His proposal came as worldwide anger grows over the crackdown by Syrian President Bashar al-Assad's regime on a revolt in which more than 13,500 people, mostly civilians, have been killed since March 2011.
Nine women and three children were among 20 people killed in a pre-dawn bombardment of a residential neighbourhood in the southern city of Daraa, the Syrian Observatory for Human Rights said.
Dozens more were wounded, some of them seriously, in the city which was the birthplace of the uprising against Assad's rule, the British-based watchdog said.
In the central region of Homs 29 people were killed, including 12 victims of bombardment of the city of Homs, the Syrian observatory said. Three soldiers were also said to have died in clashes the north.
Activists in Latakia province reported that ambulances were ferrying wounded soldiers to the city from Al-Heffa, a base for rebel Free Syrian Army fighters in rugged countryside near the Turkish border.
Meanwhile, UN observers who visited the village of Al-Kubeir, where at least 55 people were killed earlier this week, said they saw blood on the walls and "a strong stench of burnt flesh."
The Al-Kubeir incident prompted Western governments to launch a push for tough new sanctions against Damascus.
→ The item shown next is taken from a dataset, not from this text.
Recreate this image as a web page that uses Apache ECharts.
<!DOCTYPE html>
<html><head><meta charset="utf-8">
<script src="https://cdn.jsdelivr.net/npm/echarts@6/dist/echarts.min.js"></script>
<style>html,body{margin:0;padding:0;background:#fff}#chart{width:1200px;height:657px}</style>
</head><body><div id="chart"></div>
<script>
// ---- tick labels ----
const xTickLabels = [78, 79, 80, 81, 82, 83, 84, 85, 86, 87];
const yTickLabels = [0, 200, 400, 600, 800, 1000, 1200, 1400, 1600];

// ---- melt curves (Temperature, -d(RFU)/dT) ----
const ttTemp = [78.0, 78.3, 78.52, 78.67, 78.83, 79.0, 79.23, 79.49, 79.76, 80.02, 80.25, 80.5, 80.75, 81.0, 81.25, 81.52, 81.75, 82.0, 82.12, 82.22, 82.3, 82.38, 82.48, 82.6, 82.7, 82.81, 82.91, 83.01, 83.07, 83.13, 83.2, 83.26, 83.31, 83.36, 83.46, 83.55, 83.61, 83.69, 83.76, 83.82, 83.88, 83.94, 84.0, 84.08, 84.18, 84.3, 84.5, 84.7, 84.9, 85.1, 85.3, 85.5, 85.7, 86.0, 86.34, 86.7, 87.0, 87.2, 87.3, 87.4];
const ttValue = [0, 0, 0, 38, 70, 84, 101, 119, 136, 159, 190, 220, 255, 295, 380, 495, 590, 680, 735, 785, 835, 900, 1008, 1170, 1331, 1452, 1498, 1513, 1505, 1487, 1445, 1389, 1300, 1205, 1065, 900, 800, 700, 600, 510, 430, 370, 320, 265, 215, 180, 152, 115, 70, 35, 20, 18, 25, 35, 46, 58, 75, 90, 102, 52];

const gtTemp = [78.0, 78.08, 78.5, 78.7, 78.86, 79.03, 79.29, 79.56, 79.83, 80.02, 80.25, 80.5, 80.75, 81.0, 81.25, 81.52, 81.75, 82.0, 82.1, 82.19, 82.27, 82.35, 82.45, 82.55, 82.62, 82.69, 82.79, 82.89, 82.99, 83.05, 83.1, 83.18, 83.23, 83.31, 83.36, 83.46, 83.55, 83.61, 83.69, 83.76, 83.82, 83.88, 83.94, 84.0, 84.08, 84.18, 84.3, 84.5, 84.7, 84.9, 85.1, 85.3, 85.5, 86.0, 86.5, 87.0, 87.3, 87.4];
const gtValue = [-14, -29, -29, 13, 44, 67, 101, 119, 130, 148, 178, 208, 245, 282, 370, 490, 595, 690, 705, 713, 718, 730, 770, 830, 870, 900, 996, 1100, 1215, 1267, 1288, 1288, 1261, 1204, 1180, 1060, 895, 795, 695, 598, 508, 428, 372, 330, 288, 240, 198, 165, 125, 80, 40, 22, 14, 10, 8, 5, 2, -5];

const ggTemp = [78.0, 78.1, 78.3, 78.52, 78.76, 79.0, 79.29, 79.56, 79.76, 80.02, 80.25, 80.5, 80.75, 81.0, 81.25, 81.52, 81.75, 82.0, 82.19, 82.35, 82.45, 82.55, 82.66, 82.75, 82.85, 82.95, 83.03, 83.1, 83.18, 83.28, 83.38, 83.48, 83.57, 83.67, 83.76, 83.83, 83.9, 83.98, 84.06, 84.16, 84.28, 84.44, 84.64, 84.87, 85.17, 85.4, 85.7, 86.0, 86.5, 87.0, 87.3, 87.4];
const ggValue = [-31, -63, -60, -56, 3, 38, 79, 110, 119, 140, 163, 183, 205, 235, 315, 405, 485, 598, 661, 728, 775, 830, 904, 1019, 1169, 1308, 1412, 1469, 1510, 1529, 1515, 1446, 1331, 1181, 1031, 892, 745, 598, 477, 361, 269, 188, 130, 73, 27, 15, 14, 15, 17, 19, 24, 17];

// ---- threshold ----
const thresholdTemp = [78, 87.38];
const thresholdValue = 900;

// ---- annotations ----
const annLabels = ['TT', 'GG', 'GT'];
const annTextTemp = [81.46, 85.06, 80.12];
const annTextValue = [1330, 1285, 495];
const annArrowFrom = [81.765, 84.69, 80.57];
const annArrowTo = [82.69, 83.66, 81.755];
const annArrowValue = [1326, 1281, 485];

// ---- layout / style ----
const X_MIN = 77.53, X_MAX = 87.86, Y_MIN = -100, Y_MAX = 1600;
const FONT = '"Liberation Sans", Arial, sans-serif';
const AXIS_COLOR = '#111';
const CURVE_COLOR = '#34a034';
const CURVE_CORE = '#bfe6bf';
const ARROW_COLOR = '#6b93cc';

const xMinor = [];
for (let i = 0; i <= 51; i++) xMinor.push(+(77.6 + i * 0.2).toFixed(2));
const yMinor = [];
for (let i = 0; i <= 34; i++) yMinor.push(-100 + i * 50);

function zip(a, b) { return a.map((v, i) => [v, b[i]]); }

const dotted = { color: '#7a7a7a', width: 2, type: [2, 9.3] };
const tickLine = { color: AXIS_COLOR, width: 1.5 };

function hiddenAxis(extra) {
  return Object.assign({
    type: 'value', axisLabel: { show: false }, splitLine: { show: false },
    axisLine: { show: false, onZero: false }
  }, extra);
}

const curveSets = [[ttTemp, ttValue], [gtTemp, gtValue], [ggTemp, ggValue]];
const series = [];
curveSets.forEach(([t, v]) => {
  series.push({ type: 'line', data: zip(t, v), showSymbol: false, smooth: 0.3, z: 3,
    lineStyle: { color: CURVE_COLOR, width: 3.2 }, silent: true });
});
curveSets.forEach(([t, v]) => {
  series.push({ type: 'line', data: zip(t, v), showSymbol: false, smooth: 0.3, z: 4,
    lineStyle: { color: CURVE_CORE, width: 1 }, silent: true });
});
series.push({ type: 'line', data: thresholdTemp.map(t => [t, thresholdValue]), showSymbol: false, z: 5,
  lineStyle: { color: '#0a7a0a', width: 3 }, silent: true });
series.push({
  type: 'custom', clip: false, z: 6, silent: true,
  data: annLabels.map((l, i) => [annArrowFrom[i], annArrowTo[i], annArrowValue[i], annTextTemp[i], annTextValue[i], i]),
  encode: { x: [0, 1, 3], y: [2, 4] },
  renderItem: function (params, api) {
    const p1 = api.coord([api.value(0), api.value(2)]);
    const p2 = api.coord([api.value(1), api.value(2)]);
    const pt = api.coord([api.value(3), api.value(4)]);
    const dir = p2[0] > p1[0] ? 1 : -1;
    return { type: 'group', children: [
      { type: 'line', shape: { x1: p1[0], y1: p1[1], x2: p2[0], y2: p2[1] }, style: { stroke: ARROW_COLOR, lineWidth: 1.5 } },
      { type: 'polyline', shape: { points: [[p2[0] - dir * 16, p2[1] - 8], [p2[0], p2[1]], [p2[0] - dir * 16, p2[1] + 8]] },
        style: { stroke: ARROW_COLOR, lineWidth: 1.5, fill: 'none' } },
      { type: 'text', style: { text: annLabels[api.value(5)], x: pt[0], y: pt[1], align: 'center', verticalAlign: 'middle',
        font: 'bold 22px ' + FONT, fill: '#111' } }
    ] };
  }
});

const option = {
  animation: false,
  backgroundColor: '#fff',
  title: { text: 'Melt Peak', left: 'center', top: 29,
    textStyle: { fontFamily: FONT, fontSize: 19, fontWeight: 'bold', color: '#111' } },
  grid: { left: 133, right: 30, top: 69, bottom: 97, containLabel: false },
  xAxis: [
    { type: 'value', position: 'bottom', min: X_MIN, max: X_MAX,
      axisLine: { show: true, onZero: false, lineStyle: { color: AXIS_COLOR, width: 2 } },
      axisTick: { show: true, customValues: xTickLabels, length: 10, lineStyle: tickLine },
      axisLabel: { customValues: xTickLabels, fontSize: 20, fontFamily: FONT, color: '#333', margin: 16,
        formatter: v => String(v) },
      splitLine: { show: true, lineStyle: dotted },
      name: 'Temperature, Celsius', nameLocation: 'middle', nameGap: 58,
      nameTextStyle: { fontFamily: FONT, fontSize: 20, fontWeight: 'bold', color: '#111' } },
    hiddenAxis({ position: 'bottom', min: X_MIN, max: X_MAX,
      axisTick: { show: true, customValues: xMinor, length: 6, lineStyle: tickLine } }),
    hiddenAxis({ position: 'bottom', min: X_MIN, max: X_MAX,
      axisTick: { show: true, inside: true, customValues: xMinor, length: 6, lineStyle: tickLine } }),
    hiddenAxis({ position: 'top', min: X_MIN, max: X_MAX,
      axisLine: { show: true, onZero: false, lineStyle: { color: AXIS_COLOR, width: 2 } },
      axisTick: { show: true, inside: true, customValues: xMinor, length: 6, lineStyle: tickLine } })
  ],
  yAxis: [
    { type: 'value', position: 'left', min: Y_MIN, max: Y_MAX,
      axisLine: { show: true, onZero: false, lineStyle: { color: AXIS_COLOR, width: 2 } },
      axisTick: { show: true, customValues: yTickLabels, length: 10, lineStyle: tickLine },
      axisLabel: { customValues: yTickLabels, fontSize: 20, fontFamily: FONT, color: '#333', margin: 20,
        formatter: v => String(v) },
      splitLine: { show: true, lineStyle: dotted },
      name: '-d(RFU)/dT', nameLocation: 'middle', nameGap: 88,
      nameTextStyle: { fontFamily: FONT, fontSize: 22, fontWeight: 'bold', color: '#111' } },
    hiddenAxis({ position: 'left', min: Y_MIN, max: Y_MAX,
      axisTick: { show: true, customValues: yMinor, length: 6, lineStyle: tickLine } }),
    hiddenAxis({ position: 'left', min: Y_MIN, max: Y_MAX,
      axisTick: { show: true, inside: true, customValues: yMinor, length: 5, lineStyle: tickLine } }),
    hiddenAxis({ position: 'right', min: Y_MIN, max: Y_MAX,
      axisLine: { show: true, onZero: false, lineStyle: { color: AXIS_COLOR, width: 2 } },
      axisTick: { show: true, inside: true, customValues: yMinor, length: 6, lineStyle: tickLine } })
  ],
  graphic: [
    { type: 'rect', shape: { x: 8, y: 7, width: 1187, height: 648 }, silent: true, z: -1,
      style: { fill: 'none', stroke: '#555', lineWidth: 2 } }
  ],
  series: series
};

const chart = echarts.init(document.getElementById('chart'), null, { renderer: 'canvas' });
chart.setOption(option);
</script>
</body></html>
But Russia, along with China, has already vetoed two Security Council resolutions against Assad.
Diplomats in New York said Britain, France and the United States would quickly draw up a Security Council resolution proposing sanctions against Syria following a grim report from the monitors on their visit to Al-Kubeir.
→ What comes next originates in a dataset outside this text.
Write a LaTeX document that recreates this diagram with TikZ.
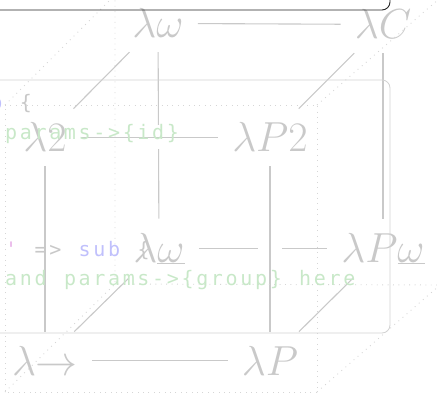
\RequirePackage{fix-cm}
\documentclass[tikz,border=0pt]{standalone}
\usepackage{fontspec}
\newfontfamily\codefont{DejaVu Sans Mono}[LetterSpace=13.3]
\definecolor{codegreen}{RGB}{200,232,200}
\definecolor{codeblue}{RGB}{192,192,252}
\definecolor{codepurple}{RGB}{232,180,232}
\definecolor{codegray}{RGB}{200,200,200}
\tikzset{
  cube/.style={text=gray!42, inner sep=14pt, font=\fontsize{42}{50}\selectfont, anchor=base},
  cubeline/.style={draw=gray!42, line width=1.1pt},
  front/.style={cubeline, preaction={draw=white, line width=24pt}},
  dots/.style={draw=gray!32, line width=0.9pt, dash pattern=on 0.9pt off 4.5pt},
  code/.style={anchor=base west, inner sep=0pt, font=\codefont\fontsize{20}{22}\selectfont},
  frameA/.style={draw=black!85, line width=0.9pt, rounded corners=8pt},
  frameB/.style={draw=gray!35, line width=0.8pt, rounded corners=8pt},
}
\newcommand\cx[1]{5+#1*14.7}
\begin{document}
\begin{tikzpicture}[x=1pt,y=-1pt]
\clip (0,0) rectangle (437,393);
% lambda cube
\node[cube] (lw)   at (158,38)  {$\lambda\omega$};
\node[cube] (lC)   at (383,39)  {$\lambda C$};
\node[cube] (l2)   at (45,152)  {$\lambda 2$};
\node[cube] (lP2)  at (270,152) {$\lambda P2$};
\node[cube] (lwu)  at (159,262) {$\lambda\underline{\omega}$};
\node[cube] (lPwu) at (383,262) {$\lambda P\underline{\omega}$};
\node[cube] (lar)  at (45,375)  {$\lambda{\to}$};
\node[cube] (lP)   at (270,375) {$\lambda P$};
\draw[cubeline] (lw) -- (lC);
\draw[cubeline] (lw) -- (lwu);
\draw[cubeline] (lw) -- (l2);
\draw[cubeline] (lC) -- (lP2);
\draw[cubeline] (lC) -- (lPwu);
\draw[cubeline] (lwu) -- (lPwu);
\draw[cubeline] (lwu) -- (lar);
\draw[cubeline] (lPwu) -- (lP);
\draw[front] (l2) -- (lP2);
\draw[front] (lP2) -- (lP);
\draw[cubeline] (l2) -- (lar);
\draw[cubeline] (lar) -- (lP);
% dotted box
\coordinate (f1) at (5,105);
\coordinate (f2) at (317,105);
\coordinate (f3) at (317,392);
\coordinate (f4) at (5,392);
\coordinate (b1) at (115,-5);
\coordinate (b2) at (440,-2);
\coordinate (b3) at (440,285);
\coordinate (b4) at (115,284);
\draw[dots] (f1) -- (f2) -- (f3) -- (f4) -- cycle;
\draw[dots] (b1) -- (b4) -- (b3);
\draw[dots] (f1) -- (b1);
\draw[dots] (f2) -- (b2);
\draw[dots] (f3) -- (b3);
\draw[dots] (f4) -- (b4);
% frames
\draw[frameA] (-20,-30) rectangle (390,10);
\draw[frameB] (-20,80) rectangle (390,333);
% code text
\node[code, text=codeblue]   (t1a) at (\cx{-3},110) {sub};
\node[code, text=codegray]   (t1b) at (\cx{1},110)  {\{};
\node[code, text=codegreen]  (t2a) at (\cx{0},140)  {params->\{id\}};
\node[code, text=codepurple] (t3a) at (\cx{0},257)  {\char39};
\node[code, text=codegray]   (t3b) at (\cx{2},257)  {=>};
\node[code, text=codeblue]   (t3c) at (\cx{5},257)  {sub};
\node[code, text=codegray]   (t3d) at (\cx{9},257)  {\{};
\node[code, text=codegreen]  (t4a) at (\cx{0},286)  {and};
\node[code, text=codegreen]  (t4b) at (\cx{4},286)  {params->\{group\}};
\node[code, text=codegreen]  (t4c) at (\cx{20},286) {here};
\end{tikzpicture}
\end{document}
UN officials have made clear they believe government forces and their allies were behind the attack on the mainly Sunni Muslim village surrounded by an Alawite population loyal to Assad.
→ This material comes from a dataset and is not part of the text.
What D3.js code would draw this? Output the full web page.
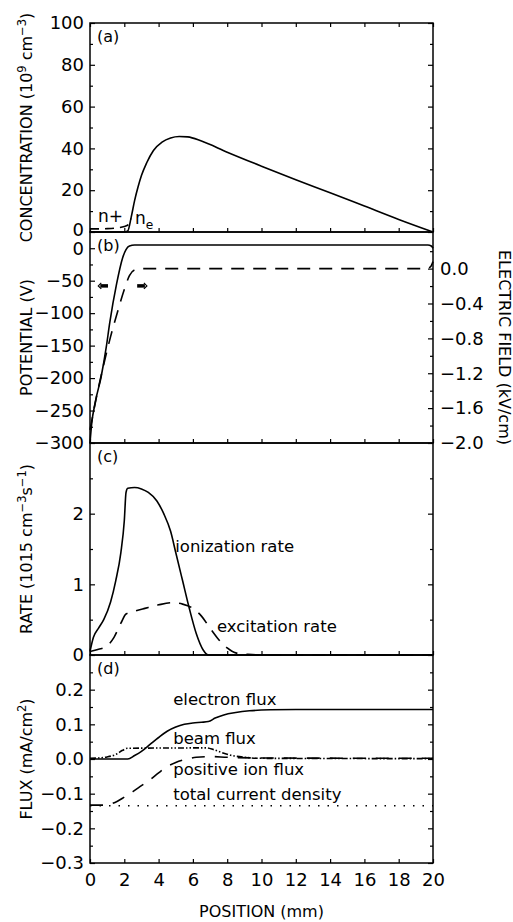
<!DOCTYPE html>
<html>
<head>
<meta charset="utf-8">
<script src="https://cdn.jsdelivr.net/npm/d3@7"></script>
<style>
  body { margin: 0; background: #fff; }
  svg text { font-family: "DejaVu Sans", sans-serif; fill: #000; }
</style>
</head>
<body>
<svg id="chart" width="513" height="922"></svg>
<script>
"use strict";

const width = 513
const height = 922

// (a) concentration, 10^9 cm^-3, [position mm, value]
const electronDensity = [[0, 0], [2.0, 0], [2.2, 0.5], [2.4, 7], [2.6, 15], [2.8, 21.5], [3.0, 27], [3.3, 33],
    [3.7, 39], [4.2, 43], [4.7, 45], [5.2, 45.7], [5.7, 45.5], [6.5, 43.5], [8, 38.2], [10, 31.5], [12, 25],
    [14, 18.8], [16, 12.4], [18, 6], [20, 0]]
const ionDensity = [[0, 1.5], [0.5, 1.5], [1.0, 1.6], [1.5, 1.9], [2.0, 2.6], [2.25, 3.6], [2.4, 6.5]]

// (b) potential (V) and electric field (kV/cm)
const potential = [[0, -300], [0.1, -270], [0.3, -238], [0.65, -198], [0.95, -152], [1.15, -115], [1.55, -55],
    [1.9, -15], [2.1, -2], [2.3, 3.5], [2.6, 5], [19.7, 5], [19.9, 3.5], [20, 0]]
const electricField = [[0, -1.85], [0.4, -1.45], [0.8, -1.1], [1.2, -0.78], [1.6, -0.5], [2.0, -0.24], [2.3, -0.08],
    [2.6, -0.015], [3.0, 0], [19.6, 0], [19.85, 0.02], [20, 0.08]]

// (c) rates, 10^15 cm^-3 s^-1
const ionizationRate = [[0, 0.05], [0.2, 0.25], [0.5, 0.38], [0.8, 0.5], [1.2, 0.75], [1.5, 1.05], [1.8, 1.45],
    [2.0, 1.9], [2.1, 2.3], [2.2, 2.36], [2.6, 2.37], [3.0, 2.35], [3.4, 2.3], [3.9, 2.18], [4.3, 2.0], [4.7, 1.75],
    [5.0, 1.45], [5.4, 1.05], [5.8, 0.65], [6.2, 0.3], [6.6, 0.07], [6.9, 0], [20, 0]]
const excitationRate = [[0, 0.05], [0.5, 0.08], [1.0, 0.13], [1.4, 0.25], [1.8, 0.45], [2.1, 0.58], [2.6, 0.62],
    [3.2, 0.66], [4.0, 0.71], [4.8, 0.74], [5.4, 0.72], [6.0, 0.66], [6.5, 0.55], [7.0, 0.38], [7.5, 0.22],
    [8.0, 0.1], [8.5, 0.03], [9.2, 0.01], [10, 0], [20, 0]]

// (d) fluxes, mA/cm2
const electronFlux = [[0, 0], [2.2, 0], [2.6, 0.01], [3.0, 0.022], [3.5, 0.042], [4.0, 0.062], [4.5, 0.08],
    [5.0, 0.092], [5.5, 0.1], [6.0, 0.104], [6.5, 0.106], [6.9, 0.108], [7.3, 0.118], [7.8, 0.127], [8.5, 0.134],
    [9.3, 0.139], [10.5, 0.142], [12, 0.143], [20, 0.143]]
const beamFlux = [[0, 0.002], [0.5, 0.003], [1.0, 0.006], [1.5, 0.013], [1.9, 0.025], [2.2, 0.031], [6.8, 0.032],
    [7.2, 0.027], [7.6, 0.02], [8.2, 0.011], [9, 0.005], [10, 0.002], [20, 0.001]]
const ionFlux = [[0, -0.133], [0.8, -0.133], [1.2, -0.13], [1.6, -0.122], [2.0, -0.11], [2.5, -0.094],
    [3.0, -0.077], [3.5, -0.06], [4.0, -0.04], [4.5, -0.022], [5.0, -0.01], [5.5, -0.002], [6.2, 0.005],
    [7, 0.007], [8, 0.005], [10, 0.003], [20, 0.002]]
const totalCurrent = [[0, -0.135], [20, -0.135]]

// ticks
const positionTicks = [0, 2, 4, 6, 8, 10, 12, 14, 16, 18, 20]
const concTicks = [0, 20, 40, 60, 80, 100]
const concMinor = [10, 30, 50, 70, 90]
const potentialTicks = [0, -50, -100, -150, -200, -250, -300]
const potentialMinor = [-25, -75, -125, -175, -225, -275]
const fieldTicks = [0, -0.4, -0.8, -1.2, -1.6, -2.0]
const fieldMinor = [0.2, -0.2, -0.6, -1.0, -1.4, -1.8]
const rateTicks = [0, 1, 2]
const rateMinor = [0.5, 1.5, 2.5]
const fluxTicks = [0.2, 0.1, 0, -0.1, -0.2, -0.3]
const fluxMinor = [0.25, 0.15, 0.05, -0.05, -0.15, -0.25]

const left = 90, right = 433
const tops = [23, 232, 443, 655], bottom = 863
const tickFont = 18

const x = d3.scaleLinear([0, 20], [left, right])
const yA = d3.scaleLinear([0, 100], [tops[1], tops[0]])
const yB = d3.scaleLinear([-300, 25], [tops[2], tops[1]])
const yE = d3.scaleLinear([-2, 0.42], [tops[2], tops[1]])
const yC = d3.scaleLinear([0, 3], [tops[3], tops[2]])
const yD = d3.scaleLinear([-0.3, 0.3], [bottom, tops[3]])

const svg = d3.select("#chart")
svg.append("rect").attr("width", width).attr("height", height).attr("fill", "#fff")

function styleAxis(g, size) {
    g.select(".domain").remove()
    g.selectAll("line").attr("stroke", "#000").attr("stroke-width", 1.2)
    g.selectAll("text").attr("font-size", size).attr("font-family", "DejaVu Sans").attr("fill", "#000")
}

function yAxes(scale, major, minor, fmt, withRight) {
    const g = svg.append("g").attr("transform", `translate(${left},0)`)
        .call(d3.axisLeft(scale).tickValues(major).tickSize(-5).tickPadding(6).tickFormat(fmt))
        .call(g => styleAxis(g, tickFont))
    svg.append("g").attr("transform", `translate(${left},0)`)
        .call(d3.axisLeft(scale).tickValues(minor).tickSize(-3).tickFormat(""))
        .call(g => styleAxis(g, tickFont))
    if (withRight) {
        svg.append("g").attr("transform", `translate(${right},0)`)
            .call(d3.axisRight(scale).tickValues(major).tickSize(-5).tickFormat(""))
            .call(g => styleAxis(g, tickFont))
        svg.append("g").attr("transform", `translate(${right},0)`)
            .call(d3.axisRight(scale).tickValues(minor).tickSize(-3).tickFormat(""))
            .call(g => styleAxis(g, tickFont))
    }
    return g
}

// frames
tops.forEach((t, i) => {
    const b = i < 3 ? tops[i + 1] : bottom
    svg.append("rect").attr("x", left).attr("y", t).attr("width", right - left).attr("height", b - t)
        .attr("fill", "none").attr("stroke", "#000").attr("stroke-width", 1.5)
    svg.append("g").attr("transform", `translate(0,${b})`)
        .call(d3.axisBottom(x).tickValues(positionTicks).tickSize(-4).tickPadding(10)
            .tickFormat(i == 3 ? d3.format("d") : ""))
        .call(g => styleAxis(g, tickFont))
})
svg.append("g").attr("transform", `translate(0,${tops[0]})`)
    .call(d3.axisTop(x).tickValues(positionTicks).tickSize(-4).tickFormat(""))
    .call(g => styleAxis(g, tickFont))

const axisA = yAxes(yA, concTicks, concMinor, d3.format("d"), true)
const axisB = yAxes(yB, potentialTicks, potentialMinor, d3.format("d"), false)
yAxes(yC, rateTicks, rateMinor, d3.format("d"), true)
yAxes(yD, fluxTicks, fluxMinor, d3.format(".1f"), true)

// the two zeros at the a/b boundary sit very close, nudge them apart a little
axisA.selectAll(".tick text").filter(d => d == 0).attr("y", -2)
axisB.selectAll(".tick text").filter(d => d == 0).attr("y", 1)

// right field axis
svg.append("g").attr("transform", `translate(${right},0)`)
    .call(d3.axisRight(yE).tickValues(fieldTicks).tickSize(-5).tickPadding(7).tickFormat(d3.format(".1f")))
    .call(g => styleAxis(g, tickFont))
svg.append("g").attr("transform", `translate(${right},0)`)
    .call(d3.axisRight(yE).tickValues(fieldMinor).tickSize(-3).tickFormat(""))
    .call(g => styleAxis(g, tickFont))

// curves
function curve(data, yScale, dash) {
    const line = d3.line().x(d => x(d[0])).y(d => yScale(d[1])).curve(d3.curveMonotoneX)
    svg.append("path").datum(data).attr("d", line)
        .attr("fill", "none").attr("stroke", "#000").attr("stroke-width", 1.6)
        .attr("stroke-dasharray", dash)
}

curve(electronDensity, yA, null)
curve(ionDensity, yA, "9,6")
curve(potential, yB, null)
curve(electricField, yE, "13,9")
curve(ionizationRate, yC, null)
curve(excitationRate, yC, "13,9")
curve(electronFlux, yD, null)
curve(beamFlux, yD, "6,2,1.5,2,1.5,2")
curve(ionFlux, yD, "13,10")
curve(totalCurrent, yD, "1.5,8")

// text helpers
function richText(g, parts, size) {
    const t = g.append("text").attr("font-size", size)
    let shift = 0
    parts.forEach(p => {
        const target = p.sup ? -6 : (p.sub ? 5 : 0)
        t.append("tspan").attr("dy", target - shift)
            .attr("font-size", p.sup || p.sub ? size * 0.72 : size)
            .text(p.t)
        shift = target
    })
    return t
}

function plainText(px, py, str, size) {
    return svg.append("text").attr("x", px).attr("y", py).attr("font-size", size).text(str)
}

// panel letters
const letters = ["(a)", "(b)", "(c)", "(d)"]
letters.forEach((l, i) => plainText(97, tops[i] + 19, l, 16))

// y titles
function leftTitle(parts, cy) {
    const g = svg.append("g").attr("transform", `translate(32,${cy}) rotate(-90)`)
    richText(g, parts, 16).attr("text-anchor", "middle")
}
leftTitle([{ t: "CONCENTRATION (10" }, { t: "9", sup: true }, { t: " cm" }, { t: "−3", sup: true }, { t: ")" }],
    (tops[0] + tops[1]) / 2)
leftTitle([{ t: "POTENTIAL (V)" }], (tops[1] + tops[2]) / 2)
leftTitle([{ t: "RATE (1015 cm" }, { t: "−3", sup: true }, { t: "s" }, { t: "−1", sup: true }, { t: ")" }],
    (tops[2] + tops[3]) / 2)
leftTitle([{ t: "FLUX (mA/cm" }, { t: "2", sup: true }, { t: ")" }], (tops[3] + bottom) / 2)

svg.append("g").attr("transform", `translate(499,${(tops[1] + tops[2]) / 2 + 10}) rotate(90)`)
    .append("text").attr("font-size", 16).attr("text-anchor", "middle").text("ELECTRIC FIELD (kV/cm)")

plainText((left + right) / 2, 917, "POSITION (mm)", 16).attr("text-anchor", "middle")

// curve labels
plainText(x(0.47), yA(5), "n+", 17)
richText(svg.append("g").attr("transform", `translate(${x(2.62)},${yA(3.7)})`), [{ t: "n" }, { t: "e", sub: true }], 17)

plainText(x(4.97), yC(1.46), "ionization rate", 16.5)
plainText(x(7.4), yC(0.33), "excitation rate", 16.5)

plainText(x(4.85), yD(0.155), "electron flux", 16.5)
plainText(x(4.85), yD(0.043), "beam flux", 16.5)
plainText(x(4.85), yD(-0.047), "positive ion flux", 16.5)
plainText(x(4.85), yD(-0.118), "total current density", 16.5)

// axis arrows in (b)
function axisArrow(x0, x1, yv, pointLeft) {
    svg.append("line").attr("x1", x(x0)).attr("x2", x(x1)).attr("y1", yB(yv)).attr("y2", yB(yv))
        .attr("stroke", "#000").attr("stroke-width", 3.5)
    const tip = pointLeft ? x(x0) - 2 : x(x1) + 2
    const d = pointLeft ? 3 : -3
    svg.append("path")
        .attr("d", `M${tip + d},${yB(yv) - 3}L${tip},${yB(yv)}L${tip + d},${yB(yv) + 3}`)
        .attr("fill", "none").attr("stroke", "#000").attr("stroke-width", 1.2)
}
axisArrow(0.6, 1.05, -58, true)
axisArrow(2.75, 3.2, -58, false)
</script>
</body>
</html>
Damascus denied responsibility and blamed foreign-backed "terrorists."
Russia on Saturday pushed the idea of an international conference on the more than 15-month-old crisis in Syria, with the Arab state's ally Iran also given a place at the table despite US opposition.
"We want this event to be effective," Lavrov told reporters.
"To say that Iran doesn't have a place because it is already to blame for everything and it's part of the problem and not part of the solution, this is thoughtless to say the least from the point of view of serious diplomacy."
Russia has said a conference on Syria was needed to overcome differences over how the peace plan of UN-Arab League envoy Kofi Annan should be implemented.
Lavrov said permanent Security Council members Russia, the United States, France, Britain and China, Syria's neighbours including Lebanon and Jordan, as well as the European Union and Arab League should take part in the conference.
Moscow wants to hold the forum "as soon as possible", Lavrov said, without elaborating.
He again reaffirmed Russian opposition to the use of force. "We will not sanction the use of force at the United Nations Security Council," he said.
Lavrov added that Moscow would be "glad" to support Assad's departure but only if Syrians themselves agreed on it.
Susan Rice, the US ambassador to the United Nations, has called Iran a "spoiler" and said it is "part of the problem in Syria." The United States has accused Iran of arming Assad's forces.
The main opposition group, the Syrian National Council, voiced doubt about involving Iran in any conference on the future of Syria.
"We are not against this idea in principle but in practice I do not see how we can bring states which still support the crimes of this regime to a conference whose goal is to find a solution," the SNC's outgoing leader Burhan Ghalioun said at a meeting in Istanbul to choose his successor.
Leaders of the exiled Syrian National Council were meeting in Istanbul to pick a new leader after the resignation of Burhan Ghalioun.
He resigned on May 17 after activists accused him of ignoring the Local Coordination Committees, which spearhead anti-government protests on the ground, and of allowing the Muslim Brotherhood to play a leading role within the bloc.
Sources in the group said the aim was to pick a "consensus" candidate acceptable to Islamists, liberals and nationalists. Abdel Basset Sayda, a Kurd and member of the SNC's executive, was tipped to take over.
The new leader will face the challenge of boosting the SNC's credibility with activists and rebels inside Syria, as well as with the international community.